Pranaydeep Singh, Ayla Rigouts Terryn and Els Lefever

Alignment of word embeddings in different languages into a common space has been a very active
research domain over the last few years and has set new benchmarks in the field of zero-shot cross-
lingual evaluation. Methods like MUSE (Conneau et al. 2017) and VecMap (Artetxe et al. 2018)
have been at the forefront of this development. These methods leverage the inherent similarities of
embedding spaces across different languages to force them together using iterative refinement. These
alignment methods can be applied in a supervised and unsupervised setting, the supervised settings
focusing on alignment using a bilingual dictionary, while the unsupervised methodologies construct
a seed dictionary from scratch using different techniques like adversarial learning and cross-domain
similarity local scaling. However, most of the research has been performed on very general corpora,
and the methods fail when applied for NLP tasks on specialized corpora. In this work, we focus
on improving alignments for specific domains, and the biomedical domain, in particular, aiming to
improve the performance on downstream tasks in this domain. We evaluate two experimental setups,
viz. low-supervision, and zero-supervision, for two language pairs, namely English-Dutch and English-
French. For the zero-supervision setting, we start from a seed dictionary generated using common
tokens like numerals, and token similarity defined via heuristics applying edit distance, stemming,
etc. For the low-supervision setting, we use aligned tokens in English-Dutch and English-French
from the ACTER dataset (Rigouts Terryn et al. 2020) to compile a seed dictionary. We compare
both alignment approaches when incorporating a general and a domain-specific seed dictionary and
evaluate the performance for bilingual lexicon induction and named entity recognition.


Artetxe, M., G. Labaka, and E. Agirre (2018), A robust self-learning method for fully unsupervised
cross-lingual mappings of word embeddings, Proceedings of the 56th Annual Meeting of the
Association for Computational Linguistics (Volume 1: Long Papers), pp. 789–798.

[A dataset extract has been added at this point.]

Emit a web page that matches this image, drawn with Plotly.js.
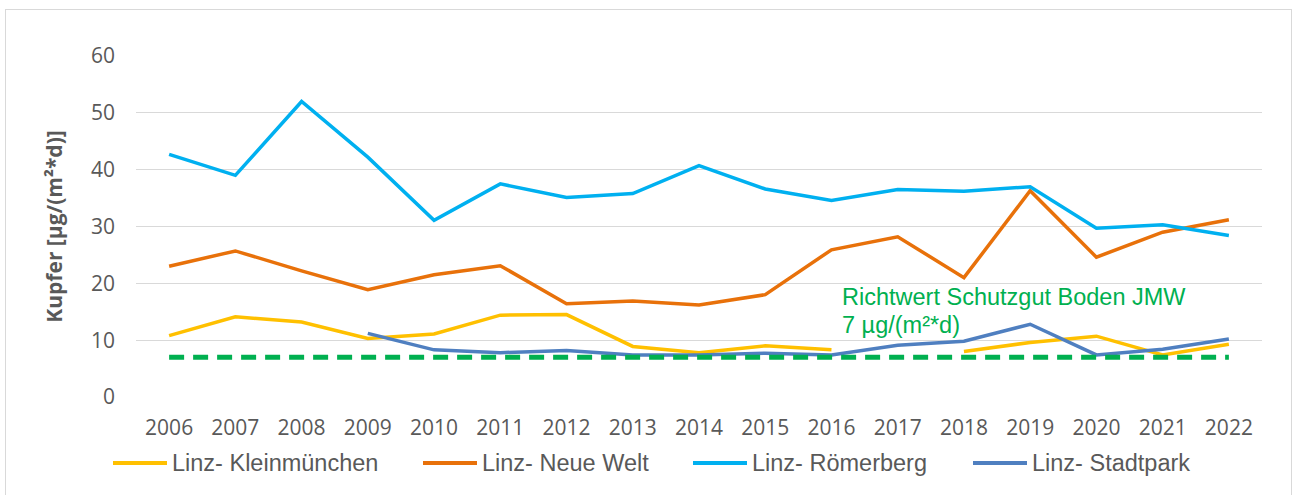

Conneau, Alexis, Guillaume Lample, Marc’Aurelio Ranzato, Ludovic Denoyer, and Herv ́e J ́egou
(2017), Word translation without parallel data, arXiv preprint arXiv:1710.04087.
Rigouts Terryn, Ayla, V ́eronique Hoste, and Els Lefever (2020), In No Uncertain Terms: A Dataset
for Monolingual and Multilingual Automatic Term Extraction from Comparable Corpora, Lan-
guage Resources and Evaluation 54 (2), pp. 385–418.